After that, the company thought, based on contact with the Federal Deposit Insurance Corp., that they "would get it done in just a few days," Senior Chairman and CEO David Zalman said. "It's taken longer than that because now most everything — even of the size of it and the small size of it — it still has to go to Washington."
"But we're really hoping to get it. We should get it," Zalman added.
Other banks still awaiting regulatory approval have pushed out their expected closing timelines from what they originally guided at announcement.
When LINKBANCORP Inc. and Partners Bancorp announced their $161.5 million merger of equals in February, they expected the deal to close in the third quarter. But in July, the companies announced that they amended their expectations to either the third quarter or the fourth quarter.

Terminations
Seven US bank deals have been terminated this year, with the terminated deal values totaling $13.84 billion. Some banks ended up terminating their deals after facing long and uncertain regulatory approval timelines.
The largest termination this year was The Toronto-Dominion Bank and First Horizon Corp.'s $13.67 billion tie-up.
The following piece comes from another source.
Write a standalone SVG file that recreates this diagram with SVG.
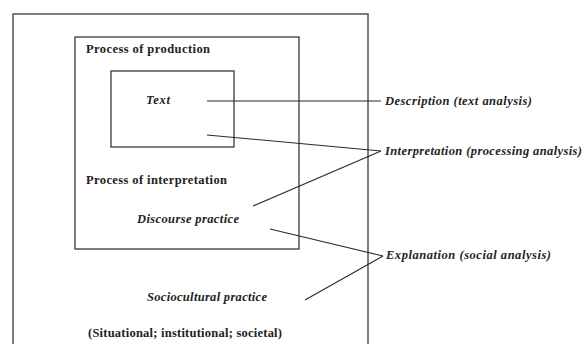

The companies vacated the merger agreement due to a lack of insight into when the deal could secure regulatory approval.
RBB Bancorp and Gateway Bank FSB mutually terminated their transaction Sept. 28, 639 days after it was announced on Dec. 28, 2021. The companies did not provide a reason for the termination in the press release, but Piper Sandler analyst Nathan Race believes it was due to the "myriad of corporate governance and legal matters ... that has plagued RBB since early 2022," he wrote in a note.